What the task requires: Leave out the pictures and reproduce all of the data exactly.

Information supplied:
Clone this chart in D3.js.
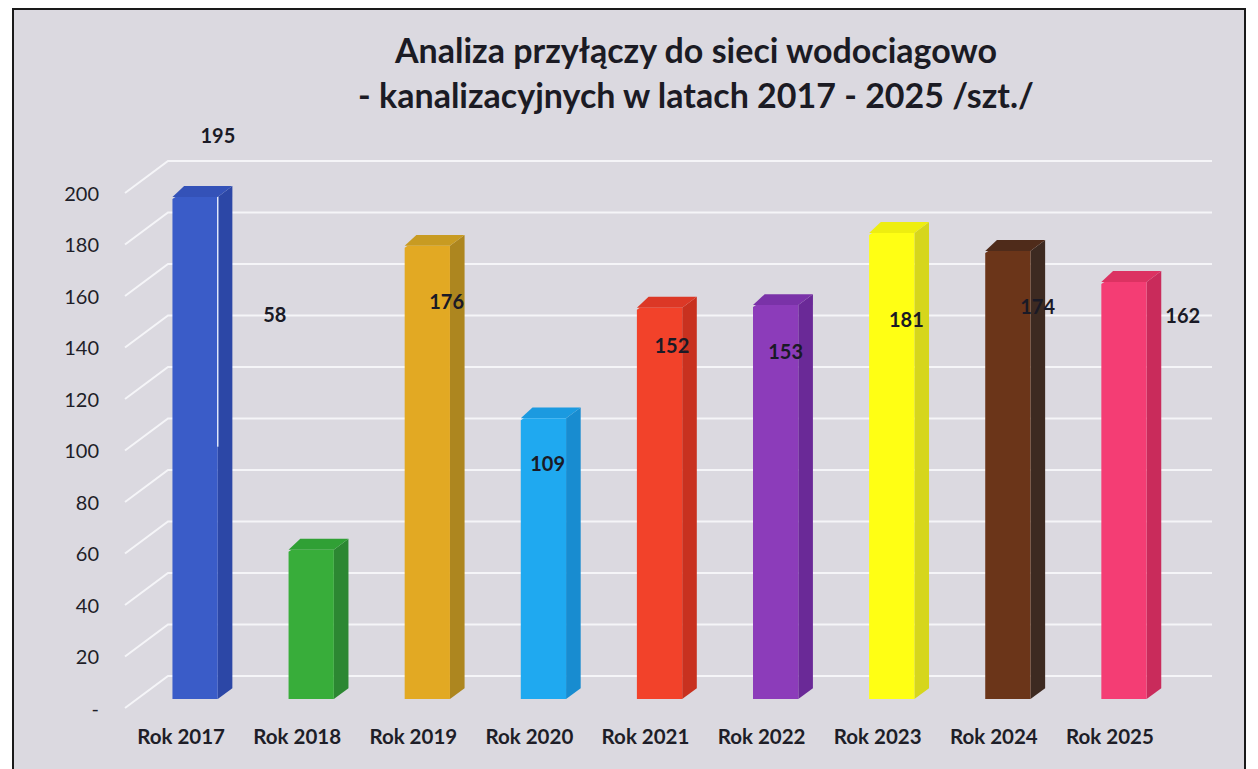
<!DOCTYPE html>
<html>
<head>
<meta charset="utf-8">
<script src="https://cdn.jsdelivr.net/npm/d3@7"></script>
<style>
  html, body { margin: 0; padding: 0; background: #ffffff; }
  svg { display: block; }
</style>
</head>
<body>
<svg id="chart" width="1258" height="769"></svg>
<script>
// ---- data ----
const categories = ["Rok 2017", "Rok 2018", "Rok 2019", "Rok 2020", "Rok 2021", "Rok 2022", "Rok 2023", "Rok 2024", "Rok 2025"];
const values = [195, 58, 176, 109, 152, 153, 181, 174, 162];
const tickValues = [0, 20, 40, 60, 80, 100, 120, 140, 160, 180, 200];
const tickLabels = ["-", "20", "40", "60", "80", "100", "120", "140", "160", "180", "200"];
const titleLines = ["Analiza przyłączy do sieci wodociagowo", "- kanalizacyjnych w latach 2017 - 2025 /szt./"];
// where Excel placed each data label (value-axis units and band-step shift)
const labelAtValue = [222, 152.5, 157.7, 94.8, 140.6, 138.3, 150.7, 155.6, 152.2];
const labelShift = [0.80, 0.29, 0.77, 0.64, 0.71, 0.69, 0.73, 0.86, 1.11];

const frontColors = ["#3a5cc8", "#38ad3a", "#e2a923", "#1fa9f0", "#f2422a", "#8c3cba", "#ffff14", "#6b3519", "#f43d74"];
const sideColors  = ["#2c47a6", "#2c8732", "#ad861f", "#188cd0", "#c8311f", "#6a2997", "#d6d61c", "#3d2a21", "#c92b5b"];
const topColors   = ["#3452b8", "#30a035", "#c89b22", "#1b9ae0", "#dc3826", "#7a32a8", "#eeee10", "#4f2b1a", "#dc3262"];

// ---- layout ----
const svg = d3.select("#chart");
const W = 1258, H = 769;
const frame = {x0: 13, y0: 9, x1: 1245};
const depth = {dx: 43, dy: -32};          // full floor depth vector
const barNear = 0.28, barFar = 0.62;      // bar depth extent (fraction of floor depth)

const x = d3.scaleBand().domain(categories).range([125, 1170]).paddingInner(0).paddingOuter(0);
const barW = x.step() * 0.39;
const y = d3.scaleLinear().domain([0, 200]).range([708, 193]);
const gridRight = 1212;

// background
svg.append("rect").attr("x", 0).attr("y", 0).attr("width", W).attr("height", H).attr("fill", "#ffffff");
svg.append("rect").attr("x", frame.x0).attr("y", frame.y0).attr("width", frame.x1 - frame.x0).attr("height", H - frame.y0)
  .attr("fill", "#dbd9e0");
svg.append("path")
  .attr("d", `M${frame.x0},${H} L${frame.x0},${frame.y0} L${frame.x1},${frame.y0} L${frame.x1},${H}`)
  .attr("fill", "none").attr("stroke", "#1a1a1a").attr("stroke-width", 2);

// title
const title = svg.append("text").attr("text-anchor", "middle")
  .attr("font-family", "Lato, 'Open Sans', sans-serif").attr("font-weight", 700)
  .attr("font-size", 34).attr("fill", "#1b1b24");
titleLines.forEach((t, i) => {
  title.append("tspan").attr("x", 696).attr("y", 63 + i * 45).text(t);
});

// gridlines (3D: diagonal on left wall + horizontal on back wall)
const grid = svg.append("g");
tickValues.forEach(v => {
  const yf = y(v);
  grid.append("path")
    .attr("d", `M${x.range()[0]},${yf} L${x.range()[0] + depth.dx},${yf + depth.dy} L${gridRight},${yf + depth.dy}`)
    .attr("fill", "none").attr("stroke", "#f5f5f8").attr("stroke-width", 2);
});

// y-axis tick labels
const yAxisG = svg.append("g").attr("transform", "translate(99,0)")
  .call(d3.axisLeft(y).tickValues(tickValues).tickSize(0).tickPadding(0)
    .tickFormat((d, i) => tickLabels[i]));
yAxisG.select(".domain").remove();
yAxisG.selectAll("text").attr("font-family", "Lato, 'Open Sans', sans-serif")
  .attr("font-size", 20).attr("fill", "#1e1e28").attr("dy", "0.35em");

// bars
const bars = svg.append("g");
categories.forEach((c, i) => {
  const v = values[i];
  const ox = depth.dx * barNear, oy = depth.dy * barNear;
  const bx = depth.dx * (barFar - barNear), by = depth.dy * (barFar - barNear);
  const left = x(c) + (x.step() - barW) / 2 + ox;
  const right = left + barW;
  const bottom = y(0) + oy;
  const top = y(v) + oy;
  const g = bars.append("g");
  // side face
  g.append("path")
    .attr("d", `M${right},${bottom} L${right + bx},${bottom + by} L${right + bx},${top + by} L${right},${top} Z`)
    .attr("fill", sideColors[i]);
  // top face
  g.append("path")
    .attr("d", `M${left},${top} L${left + bx * 0.8},${top + by} L${right + bx},${top + by} L${right},${top} Z`)
    .attr("fill", topColors[i]);
  // front face
  g.append("path")
    .attr("d", `M${left},${bottom} L${left},${top + 2} L${left + 3},${top} L${right},${top} L${right},${bottom} Z`)
    .attr("fill", frontColors[i]);
  if (i === 0) {
    g.append("line").attr("x1", right).attr("x2", right).attr("y1", top).attr("y2", y(98) + oy)
      .attr("stroke", "#dfe6fa").attr("stroke-width", 1.5);
  }
});

// data labels
const labels = svg.append("g");
categories.forEach((c, i) => {
  labels.append("text")
    .attr("x", x(c) + x.step() * labelShift[i])
    .attr("y", y(labelAtValue[i]))
    .attr("dy", "0.35em")
    .attr("text-anchor", "middle")
    .attr("font-family", "Lato, 'Open Sans', sans-serif").attr("font-weight", 700)
    .attr("font-size", 20).attr("fill", "#1a1a26")
    .text(values[i]);
});

// category labels
const xAxisG = svg.append("g").attr("transform", `translate(-2,${737})`)
  .call(d3.axisBottom(x).tickSize(0).tickPadding(0));
xAxisG.select(".domain").remove();
xAxisG.selectAll("text").attr("font-family", "Lato, 'Open Sans', sans-serif")
  .attr("font-weight", 700).attr("font-size", 20.5).attr("fill", "#1e1e28").attr("dy", "0.35em");
</script>
</body>
</html>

Answer to the task:
Clone this chart in D3.js.
<!DOCTYPE html>
<html>
<head>
<meta charset="utf-8">
<script src="https://cdn.jsdelivr.net/npm/d3@7"></script>
<style>
  html, body { margin: 0; padding: 0; background: #ffffff; }
  svg { display: block; }
</style>
</head>
<body>
<svg id="chart" width="1258" height="769"></svg>
<script>
// ---- data ----
const categories = ["Rok 2017", "Rok 2018", "Rok 2019", "Rok 2020", "Rok 2021", "Rok 2022", "Rok 2023", "Rok 2024", "Rok 2025"];
const values = [195, 58, 176, 109, 152, 153, 181, 174, 162];
const tickValues = [0, 20, 40, 60, 80, 100, 120, 140, 160, 180, 200];
const tickLabels = ["-", "20", "40", "60", "80", "100", "120", "140", "160", "180", "200"];
const titleLines = ["Analiza przyłączy do sieci wodociagowo", "- kanalizacyjnych w latach 2017 - 2025 /szt./"];
// where Excel placed each data label (value-axis units and band-step shift)
const labelAtValue = [222, 152.5, 157.7, 94.8, 140.6, 138.3, 150.7, 155.6, 152.2];
const labelShift = [0.80, 0.29, 0.77, 0.64, 0.71, 0.69, 0.73, 0.86, 1.11];

const frontColors = ["#3a5cc8", "#38ad3a", "#e2a923", "#1fa9f0", "#f2422a", "#8c3cba", "#ffff14", "#6b3519", "#f43d74"];
const sideColors  = ["#2c47a6", "#2c8732", "#ad861f", "#188cd0", "#c8311f", "#6a2997", "#d6d61c", "#3d2a21", "#c92b5b"];
const topColors   = ["#3452b8", "#30a035", "#c89b22", "#1b9ae0", "#dc3826", "#7a32a8", "#eeee10", "#4f2b1a", "#dc3262"];

// ---- layout ----
const svg = d3.select("#chart");
const W = 1258, H = 769;
const frame = {x0: 13, y0: 9, x1: 1245};
const depth = {dx: 43, dy: -32};          // full floor depth vector
const barNear = 0.28, barFar = 0.62;      // bar depth extent (fraction of floor depth)

const x = d3.scaleBand().domain(categories).range([125, 1170]).paddingInner(0).paddingOuter(0);
const barW = x.step() * 0.39;
const y = d3.scaleLinear().domain([0, 200]).range([708, 193]);
const gridRight = 1212;

// background
svg.append("rect").attr("x", 0).attr("y", 0).attr("width", W).attr("height", H).attr("fill", "#ffffff");
svg.append("rect").attr("x", frame.x0).attr("y", frame.y0).attr("width", frame.x1 - frame.x0).attr("height", H - frame.y0)
  .attr("fill", "#dbd9e0");
svg.append("path")
  .attr("d", `M${frame.x0},${H} L${frame.x0},${frame.y0} L${frame.x1},${frame.y0} L${frame.x1},${H}`)
  .attr("fill", "none").attr("stroke", "#1a1a1a").attr("stroke-width", 2);

// title
const title = svg.append("text").attr("text-anchor", "middle")
  .attr("font-family", "Lato, 'Open Sans', sans-serif").attr("font-weight", 700)
  .attr("font-size", 34).attr("fill", "#1b1b24");
titleLines.forEach((t, i) => {
  title.append("tspan").attr("x", 696).attr("y", 63 + i * 45).text(t);
});

// gridlines (3D: diagonal on left wall + horizontal on back wall)
const grid = svg.append("g");
tickValues.forEach(v => {
  const yf = y(v);
  grid.append("path")
    .attr("d", `M${x.range()[0]},${yf} L${x.range()[0] + depth.dx},${yf + depth.dy} L${gridRight},${yf + depth.dy}`)
    .attr("fill", "none").attr("stroke", "#f5f5f8").attr("stroke-width", 2);
});

// y-axis tick labels
const yAxisG = svg.append("g").attr("transform", "translate(99,0)")
  .call(d3.axisLeft(y).tickValues(tickValues).tickSize(0).tickPadding(0)
    .tickFormat((d, i) => tickLabels[i]));
yAxisG.select(".domain").remove();
yAxisG.selectAll("text").attr("font-family", "Lato, 'Open Sans', sans-serif")
  .attr("font-size", 20).attr("fill", "#1e1e28").attr("dy", "0.35em");

// bars
const bars = svg.append("g");
categories.forEach((c, i) => {
  const v = values[i];
  const ox = depth.dx * barNear, oy = depth.dy * barNear;
  const bx = depth.dx * (barFar - barNear), by = depth.dy * (barFar - barNear);
  const left = x(c) + (x.step() - barW) / 2 + ox;
  const right = left + barW;
  const bottom = y(0) + oy;
  const top = y(v) + oy;
  const g = bars.append("g");
  // side face
  g.append("path")
    .attr("d", `M${right},${bottom} L${right + bx},${bottom + by} L${right + bx},${top + by} L${right},${top} Z`)
    .attr("fill", sideColors[i]);
  // top face
  g.append("path")
    .attr("d", `M${left},${top} L${left + bx * 0.8},${top + by} L${right + bx},${top + by} L${right},${top} Z`)
    .attr("fill", topColors[i]);
  // front face
  g.append("path")
    .attr("d", `M${left},${bottom} L${left},${top + 2} L${left + 3},${top} L${right},${top} L${right},${bottom} Z`)
    .attr("fill", frontColors[i]);
  if (i === 0) {
    g.append("line").attr("x1", right).attr("x2", right).attr("y1", top).attr("y2", y(98) + oy)
      .attr("stroke", "#dfe6fa").attr("stroke-width", 1.5);
  }
});

// data labels
const labels = svg.append("g");
categories.forEach((c, i) => {
  labels.append("text")
    .attr("x", x(c) + x.step() * labelShift[i])
    .attr("y", y(labelAtValue[i]))
    .attr("dy", "0.35em")
    .attr("text-anchor", "middle")
    .attr("font-family", "Lato, 'Open Sans', sans-serif").attr("font-weight", 700)
    .attr("font-size", 20).attr("fill", "#1a1a26")
    .text(values[i]);
});

// category labels
const xAxisG = svg.append("g").attr("transform", `translate(-2,${737})`)
  .call(d3.axisBottom(x).tickSize(0).tickPadding(0));
xAxisG.select(".domain").remove();
xAxisG.selectAll("text").attr("font-family", "Lato, 'Open Sans', sans-serif")
  .attr("font-weight", 700).attr("font-size", 20.5).attr("fill", "#1e1e28").attr("dy", "0.35em");
</script>
</body>
</html>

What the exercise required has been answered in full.